D'autres pratiques sont très déshumanisantes. J'ai été assez frappé par le racisme assumé des riches : « les noires sont costaudes et travaillent beaucoup », « les arabes cuisinent bien mais sentent mauvais », « les asiatiques sont fourbes ». On renomme aussi les nouveaux employés avec les prénoms des précédents, pour ne pas devoir se fatiguer à les apprendre. On remarque aussi un profond isolement social des domestiques : avec quelques heures de sommeil par nuit et un seul jour de congé par mois, difficile de tisser ou d'entretenir des liens. L'employeur devient donc effectivement la seule « famille » qu'ils leur restent, car les relations deviennent impossibles avec le monde extérieur.

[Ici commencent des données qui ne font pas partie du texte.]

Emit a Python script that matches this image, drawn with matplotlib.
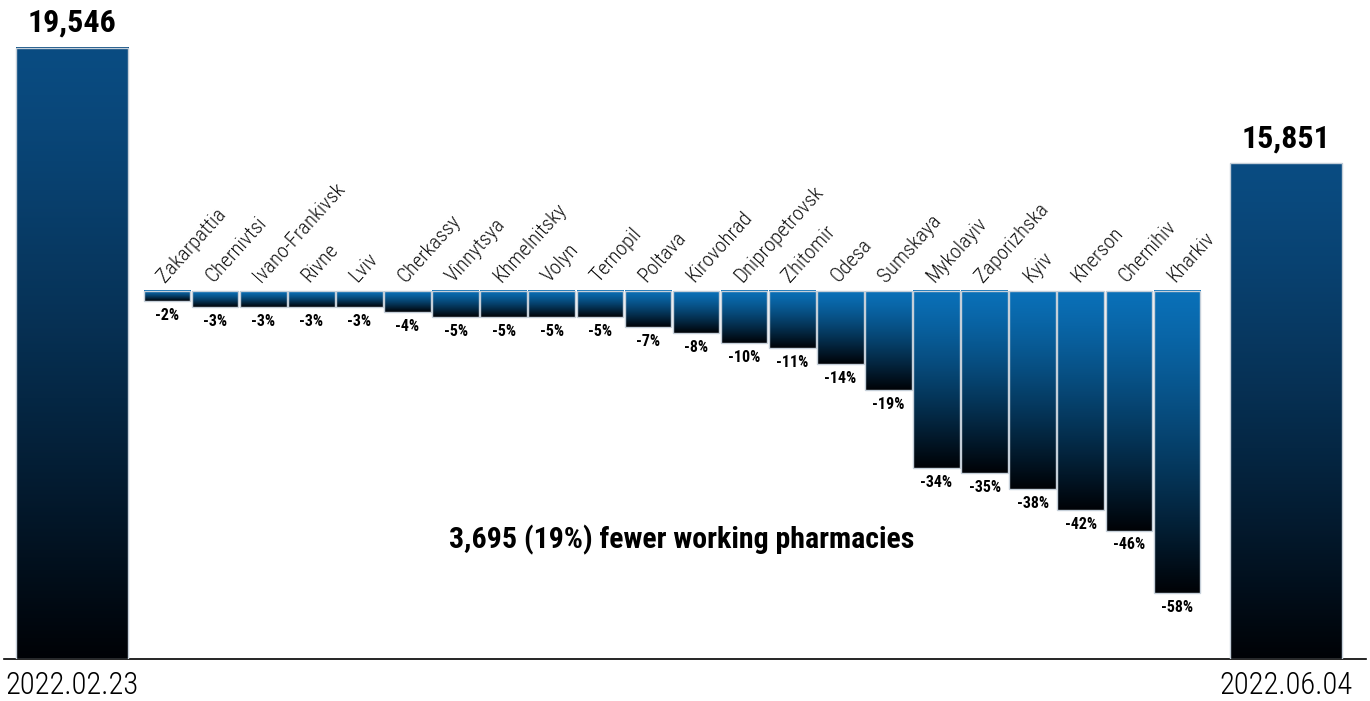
import numpy as np
import matplotlib
matplotlib.use('Agg')
import matplotlib.pyplot as plt
from matplotlib import font_manager
from matplotlib.patches import Rectangle

# data
regions = ['Zakarpattia', 'Chernivtsi', 'Ivano-Frankivsk', 'Rivne', 'Lviv', 'Cherkassy',
           'Vinnytsya', 'Khmelnitsky', 'Volyn', 'Ternopil', 'Poltava', 'Kirovohrad',
           'Dnipropetrovsk', 'Zhitomir', 'Odesa', 'Sumskaya', 'Mykolayiv', 'Zaporizhska',
           'Kyiv', 'Kherson', 'Chernihiv', 'Kharkiv']
change_pct = [-2, -3, -3, -3, -3, -4, -5, -5, -5, -5, -7, -8, -10, -11, -14, -19,
              -34, -35, -38, -42, -46, -58]
dates = ['2022.02.23', '2022.06.04']
totals = [19546, 15851]
summary = '3,695 (19%) fewer working pharmacies'

# fonts: condensed family if there is one
installed = {f.name for f in font_manager.fontManager.ttflist}


def pick(*names):
    for n in names:
        if n in installed:
            return n
    return 'DejaVu Sans'


cond = pick('Roboto Condensed', 'Liberation Sans Narrow', 'DejaVu Sans')
light = 'light' if cond == 'Roboto Condensed' else 'normal'

blue_mid = (10 / 255, 112 / 255, 184 / 255)
blue_big = (10 / 255, 76 / 255, 130 / 255)
black = (0, 2 / 255, 6 / 255)
edge = '#c5cfd9'


def gradient_bar(ax, xc, w, y0, y1, top, bottom):
    t = np.linspace(0, 1, 256)[:, None, None] ** 1.25
    img = (1 - t) * np.array(top)[None, None, :] + t * np.array(bottom)[None, None, :]
    ax.imshow(img, extent=[xc - w / 2, xc + w / 2, y0, y1], origin='upper',
              aspect='auto', interpolation='bilinear', zorder=2)
    ax.add_patch(Rectangle((xc - w / 2, y0), w, y1 - y0, fill=False,
                           edgecolor=edge, lw=1, zorder=3))


fig = plt.figure(figsize=(13.7, 7.01), dpi=100)
ax = fig.add_axes([4 / 1370, 42 / 701, 1362 / 1370, 659 / 701])
ax2 = ax.twinx()

x_mid = np.arange(len(regions))
x_big = [-1.975, 23.26]

# totals (left axis)
for xb, v in zip(x_big, totals):
    gradient_bar(ax, xb, 2.33, 0, v, blue_big, black)
    ax.annotate(f'{v:,}', (xb, v), xytext=(0, 7.5), textcoords='offset points',
                ha='center', va='bottom', fontsize=23, fontweight='bold',
                family=cond, color='black')

# regional change (right axis)
for xm, v, name in zip(x_mid, change_pct, regions):
    gradient_bar(ax2, xm, 0.97, v, 0, blue_mid, black)
    ax2.annotate(f'{v}%', (xm, v), xytext=(0, -5), textcoords='offset points',
                 ha='center', va='top', fontsize=11.5, fontweight='bold',
                 family=cond, color='black')
    ax2.annotate(name, (xm - 0.04, 0), xytext=(0, 5.5), textcoords='offset points',
                 ha='left', va='baseline', rotation=48, rotation_mode='anchor',
                 fontsize=15, fontweight=light, family=cond, color='#111111')

ax.set_xlim(-3.389, 24.93)
ax.set_ylim(0, 21081)
ax2.set_ylim(-70.67, 55.89)

ax.set_xticks(x_big)
ax.set_xticklabels(dates, fontsize=22, family=cond, fontweight=light)
ax.tick_params(axis='x', length=0, pad=9)
ax.set_yticks([])
ax2.set_yticks([])
for s in ['top', 'left', 'right']:
    ax.spines[s].set_visible(False)
for s in ax2.spines.values():
    s.set_visible(False)
ax.spines['bottom'].set_linewidth(1.2)
ax.spines['bottom'].set_color('black')

fig.text(682 / 1370, 1 - 540 / 701, summary, ha='center', va='center',
         fontsize=21.5, fontweight='bold', family=cond)

fig.savefig('out.png', dpi=100)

Pourquoi ces domestiques restent-ils donc à leur service ? L'effet « cage dorée » est très marquant. En partant, ces personnes quitteraient un emploi dur, abusif mais bien payé pour un emploi dur, abusif et mal payé. Les contrats de travail sont généralement faits pour être payé un maximum au noir, ce qui signifie un droit au chômage presque nul et une retraite ridicule. Les personnes immigrées ne sont pas certaines de pouvoir rester dans le pays si elles perdent leur travail. Certains employés viennent des gros chantiers ou de la prostitution de rue : faire le ménage et supporter des caprices peut sembler un sort plus doux en comparaison.

Si on avait l'impression d'un double jeu de dupes au départ (certains domestiques semblent penser « les avoir » en jouant le rôle qu'ils attendaient d'eux), on constate que comme toujours dans ces situations, les riches s'en sortent mieux que les pauvres.